Step 3: Decide: Act / Watch / Ignore
Use the decision matrix. Make a call.
Step 4: If “Watch,” install one sensor
Examples:
- Set a calendar reminder in 30 days to reassess.
- Subscribe to a primary-source update (e.g., a regulator’s bulletin, an industry standards body summary).
- Create a simple note tracking one metric.
Step 5: If “Act,” define the smallest reversible step
Real change work is usually incremental:
- pilot before rollout
- renegotiate one vendor contract before rewriting the whole strategy
- update one process checklist before reorganizing a department
Implementation bias: Favor moves that produce evidence quickly and can be undone cheaply.
Counterarguments Worth Taking Seriously
“But breaking news can be a leading indicator.”
Yes—sometimes headlines are the first public signal of a deeper shift. The fix isn’t to ignore news; it’s to treat it as a lead, not a directive. Leads require verification via constraints, incentives, capabilities, and operational evidence.

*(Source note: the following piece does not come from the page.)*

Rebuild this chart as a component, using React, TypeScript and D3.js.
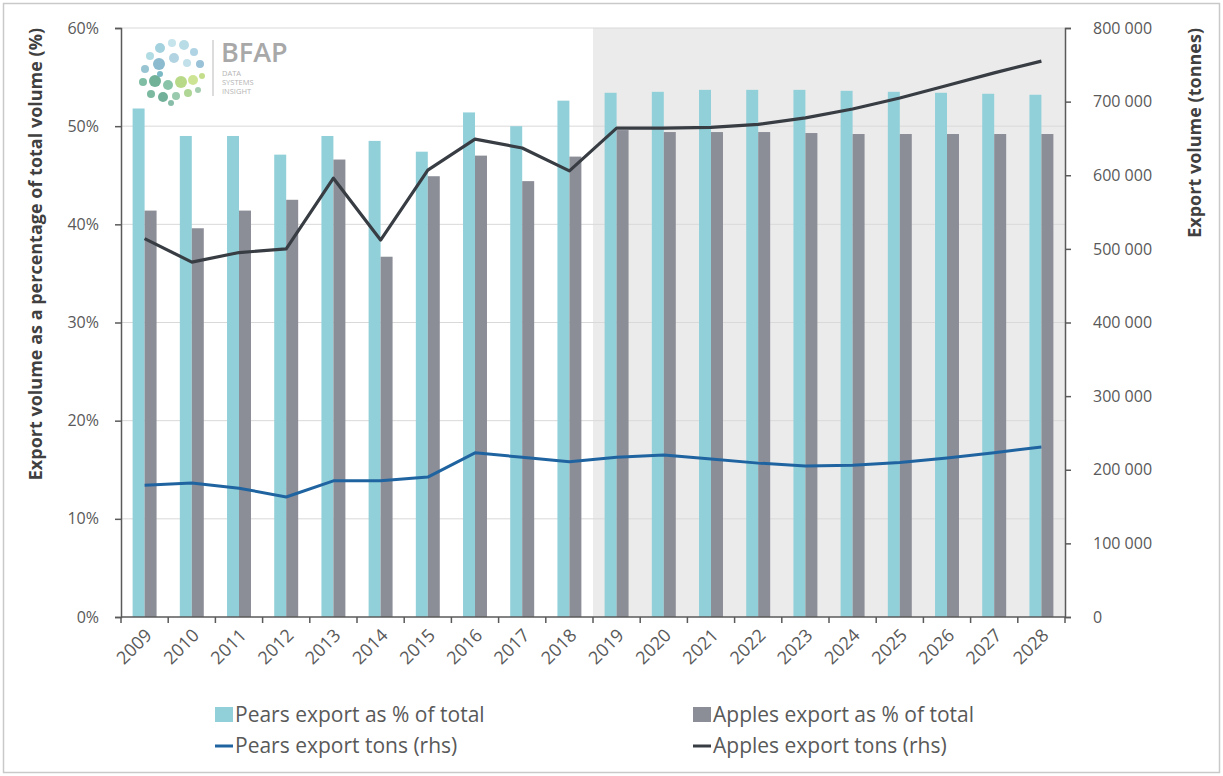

“If I don’t react quickly, I’ll be behind.”
Speed matters when:
- your exposure is direct and material
- the change is enforceable
- there’s a narrow window for action (e.g., supply constraints, safety risks)
Otherwise, premature action is often just expensive learning.

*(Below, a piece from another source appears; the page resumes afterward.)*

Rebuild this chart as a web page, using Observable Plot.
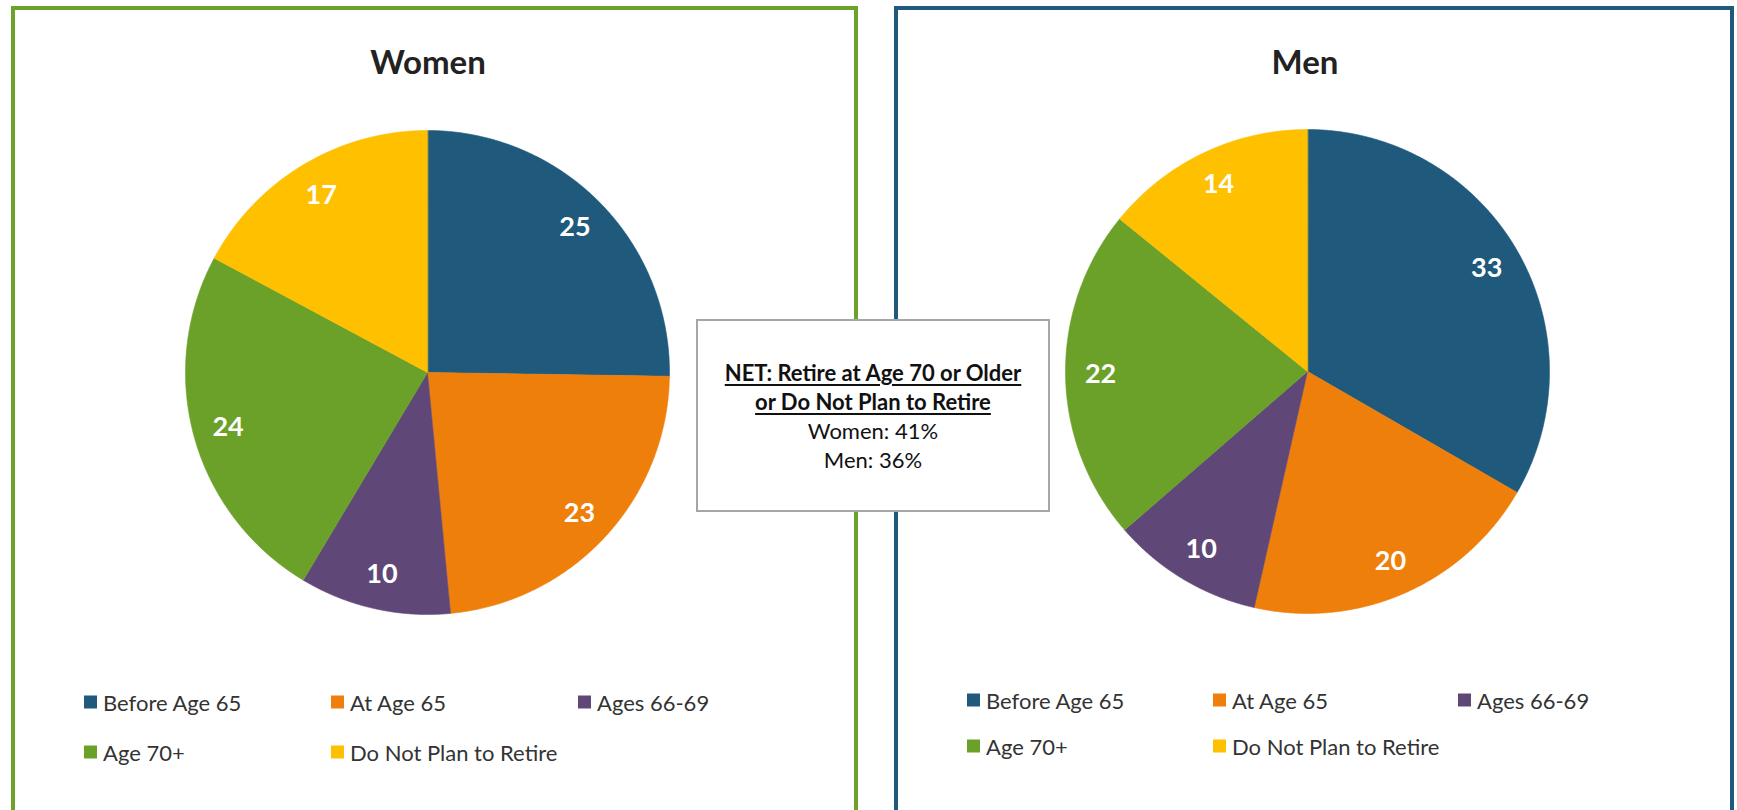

“Isn’t this just an excuse to disengage?”
It can be, if you use it to rationalize apathy. The point is selective engagement: invest attention where there’s leverage, not where there’s volume.

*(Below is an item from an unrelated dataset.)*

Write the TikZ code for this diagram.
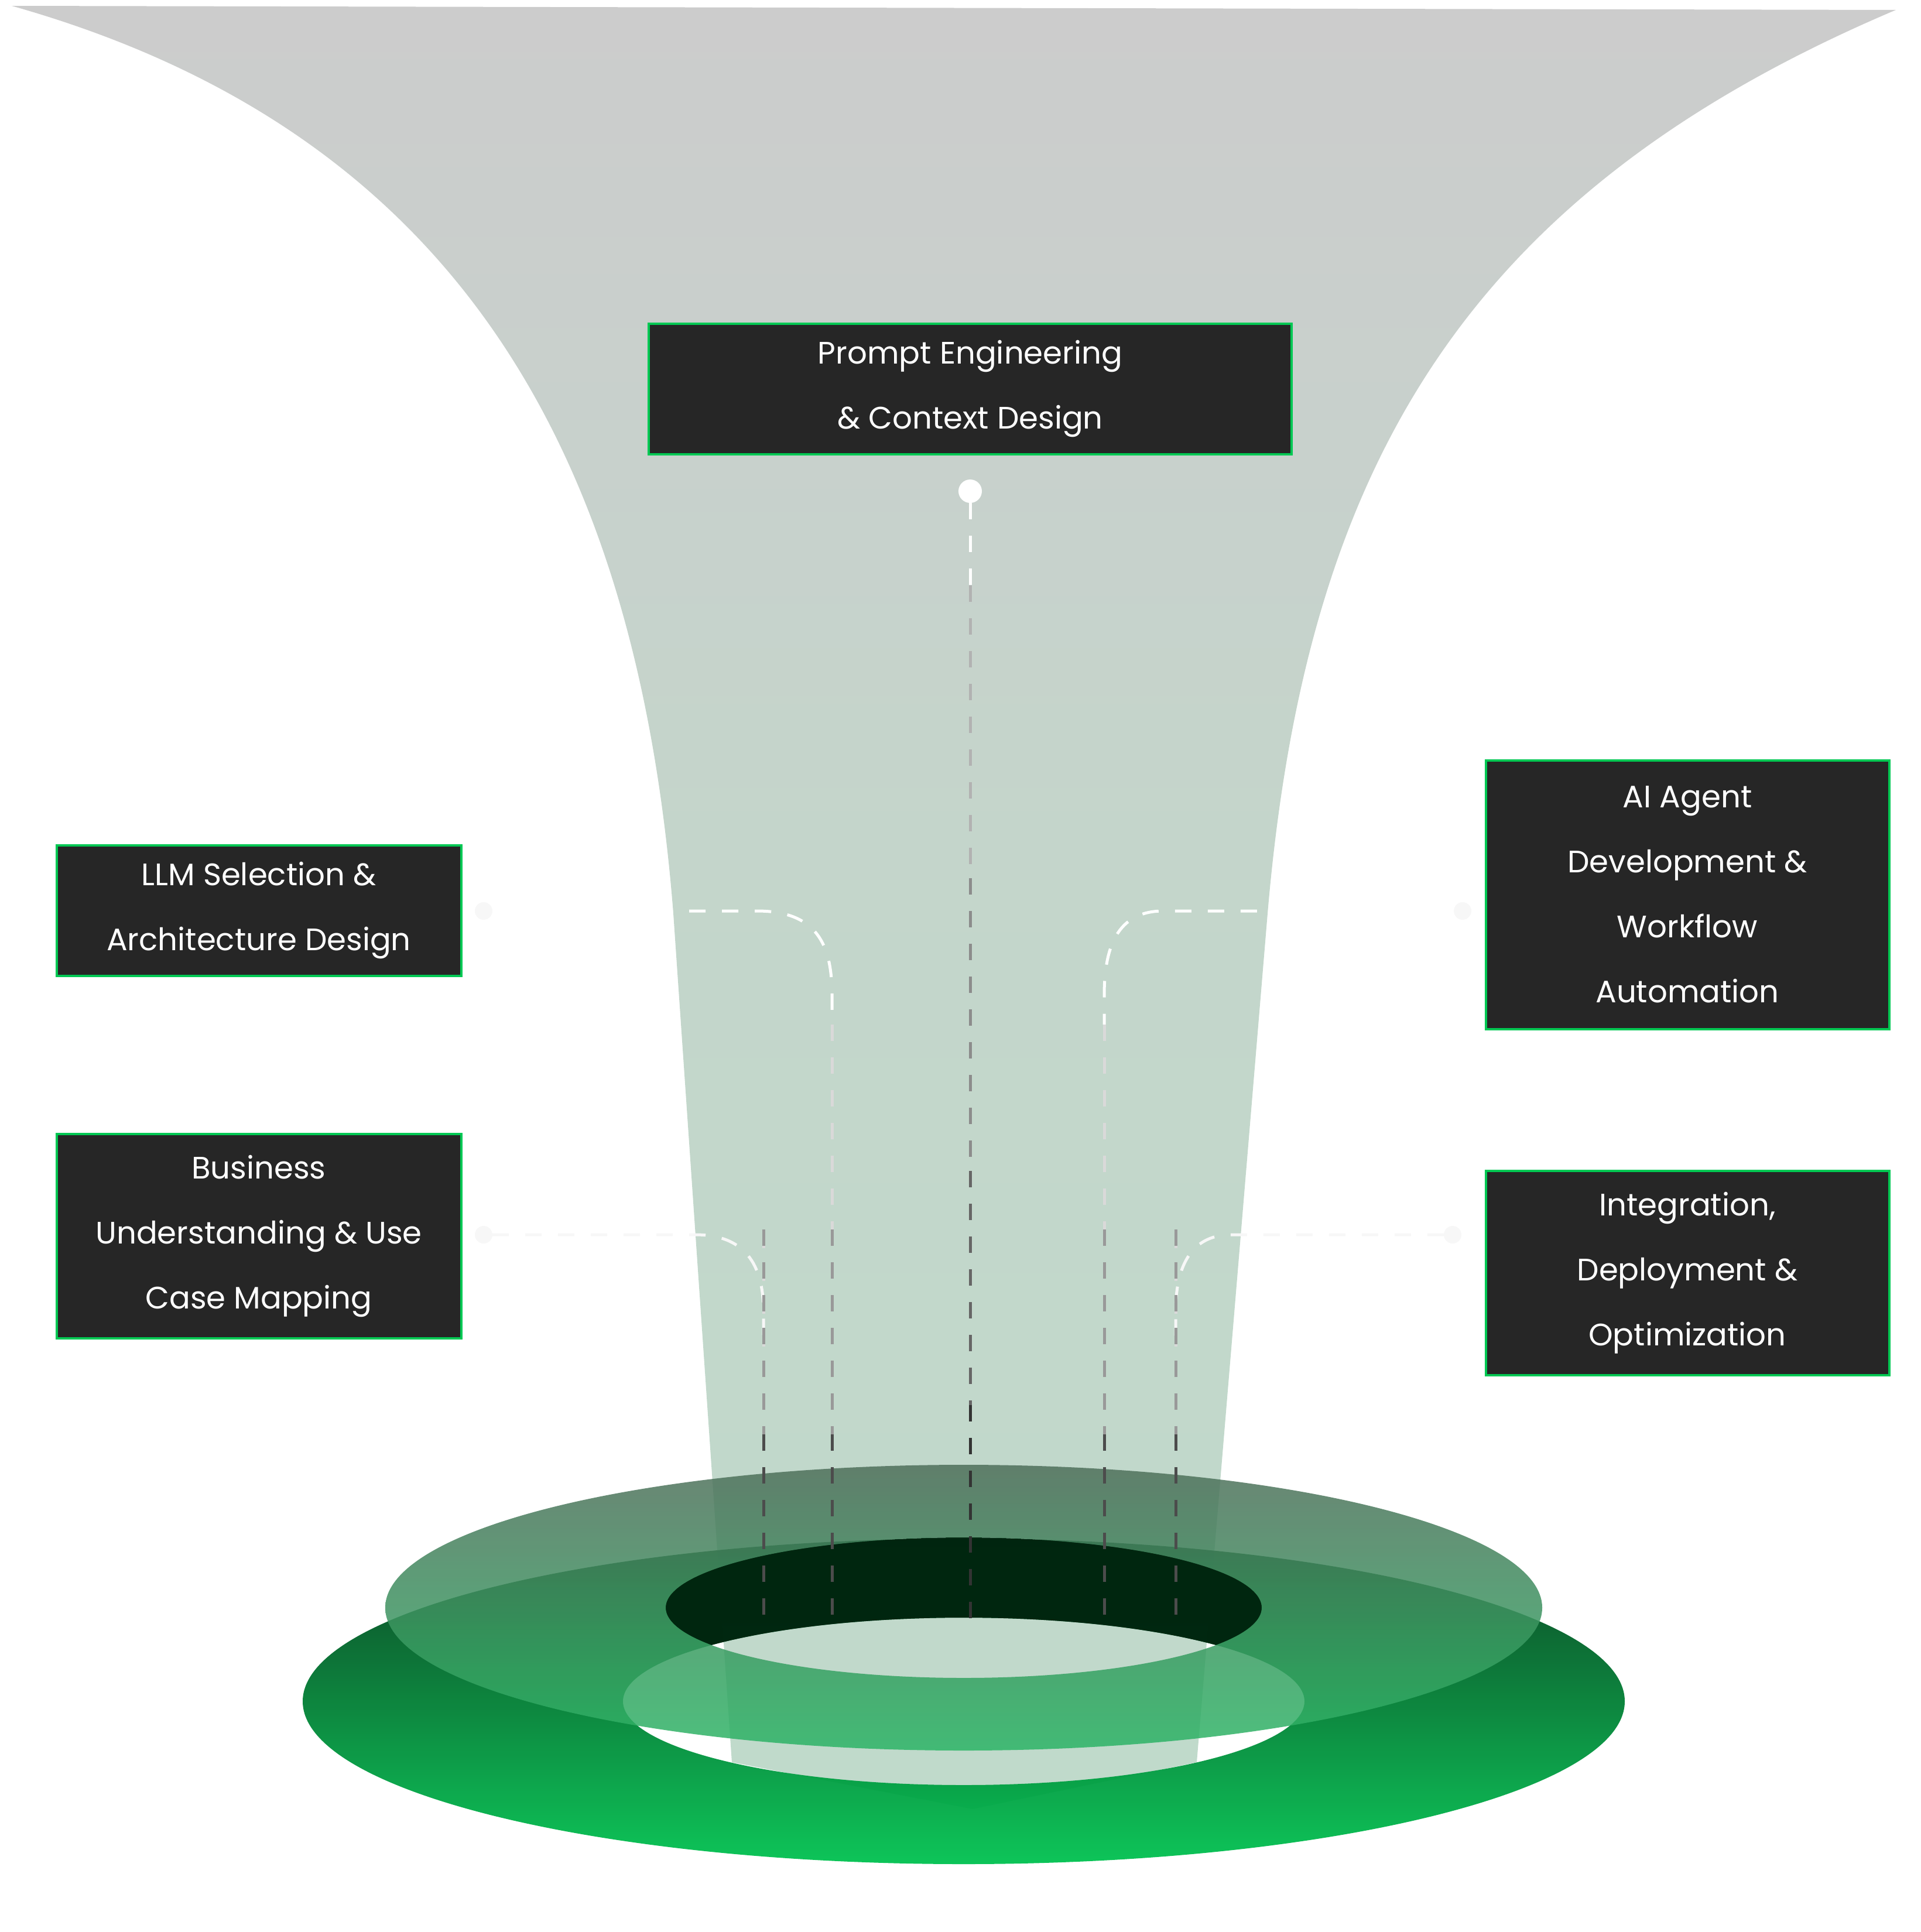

Long-Arc Benefits: What Changes When You Practice This
Over time, this distinction produces compounding advantages:
- Better timing: You act on structural shifts earlier because you’re watching the right indicators.
- Less regret: You stop making irreversible decisions in emotional weather.
- More credibility: People notice when you respond calmly and concretely instead of theatrically.
- More capacity: You reclaim attention for relationships, craft, health, and strategy—the things that actually make you resilient.
Quiet advantage: The people who do best over the long run aren’t the most informed. They’re the most well-calibrated.
Closing Thoughts: Trade Headlines for Leverage
If you only take a few things from this, take these:
- Breaking news is an input. Real change is what alters constraints, incentives, or capabilities.
- Use the CHANGE filter to convert emotional urgency into structured evaluation.
- Decide Act/Watch/Ignore with a simple scoring matrix—then follow through.
- Install sensors (metrics, check-in dates, operational evidence) so you don’t need constant refresh cycles.
- Make the smallest reversible move when action is warranted.
You don’t need to win the information race. You need to make a few good decisions consistently, based on what persists. When you shift from “What happened today?” to “What will still be true in six months?”, you stop being dragged by the feed and start building real leverage—at work, at home, and in your community.